4. Pajak Pertambahan Nilai atau PPN
Indonesia akhirnya memutuskan meninggalkan sistem PPn dan menerapkan PPN pada 1983. Hal ini ditandai dengan diterbitkannya Undang-Undang Nomor 8 Tahun 1983 tentang Pajak Pertambahan Nilai Barang dan Jasa dan Pajak Penjualan Barang Mewah atau lebih dikenal dengan UU PPN. Namun, melalui Peraturan Pemerintah Pengganti Undang-Undang Nomor 1 Tahun 1984 (Perppu), pemerintah memutuskan untuk menangguhkan pelaksanaan UU Nomor 8 Tahun 1983 menjadi selambat-lambatnya 1 Januari 1986.
Penangguhan dilakukan karena pemerintah melihat belum siapnya berbagai pihak untuk melaksanakan UU PPN seketika. Ketidaksiapan tersebut dikhawatirkan dapat menimbulkan gangguan yang berpotensi merugikan masyarakat dan negara.
Dalam perjalanannya, UU PPN telah mengalami empat kali perubahan. Pertama, melalui Undang-Undang Nomor 11 Tahun 1994 yang berlaku mulai 1 Januari 1995. Perubahan kedua dilakukan melalui pengesahan Undang-Undang Nomor 18 Tahun 2000 yang berlaku pada 1 Januari 2001.

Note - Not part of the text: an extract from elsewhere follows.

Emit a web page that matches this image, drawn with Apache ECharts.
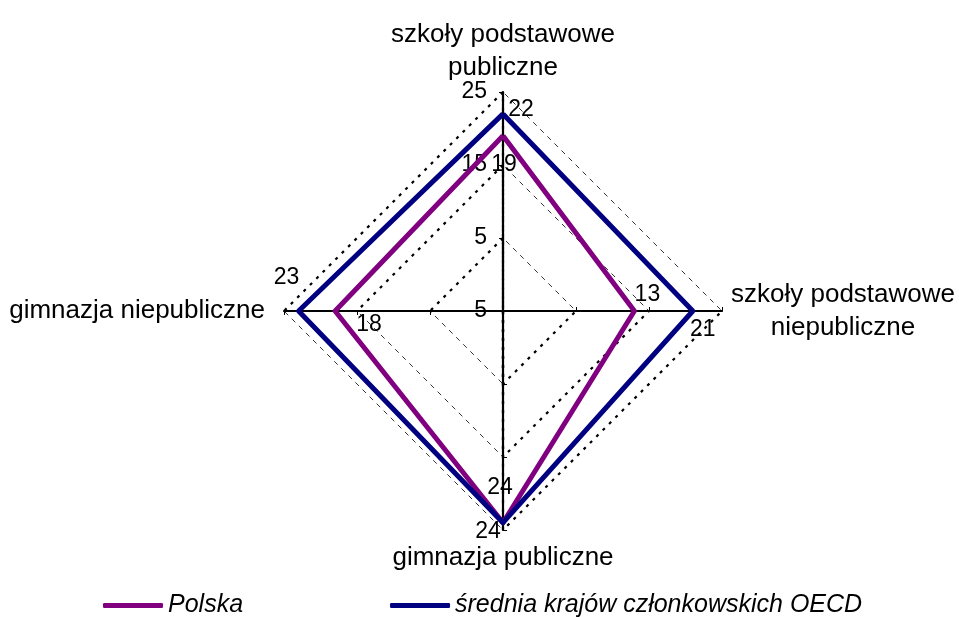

Perubahan ketiga atas UU PPN dilakukan melalui Undang-Undang Nomor 42 Tahun 2009 yang mulai berlaku pada 1 April 2010. Perubahan terakhir atas UU PPN masuk dalam UU Nomor 7 Tahun 2021 tentang Harmonisasi Peraturan Perpajakan atau UU HPP, yang disahkan pada 29 Oktober 2021.
Dalam Pasal 7 ayat (1) UU PPN s.t.d.t.d UU HPP, tarif PPN ditetapkan sebesar 11%, dan mulai berlaku pada 1 April 2022. Tarif kemudian akan naik menjadi 12%, yang mulai diberlakukan paling lambat 1 Januari 2025.
Seperti telah disebutkan sebelumnya, pemerintah memiliki kewenangan untuk menunda rencana kenaikan tarif ini. Dasarnya, adalah Pasal 7 Ayat (3) UU PPN.
Bila pemerintah memang memiliki rencana untuk menunda kenaikan tarif PPN tersebut, pemerintah dapat mengubah tarif dengan cara menerbitkan peraturan pemerintah (PP) setelah dibahas bersama DPR.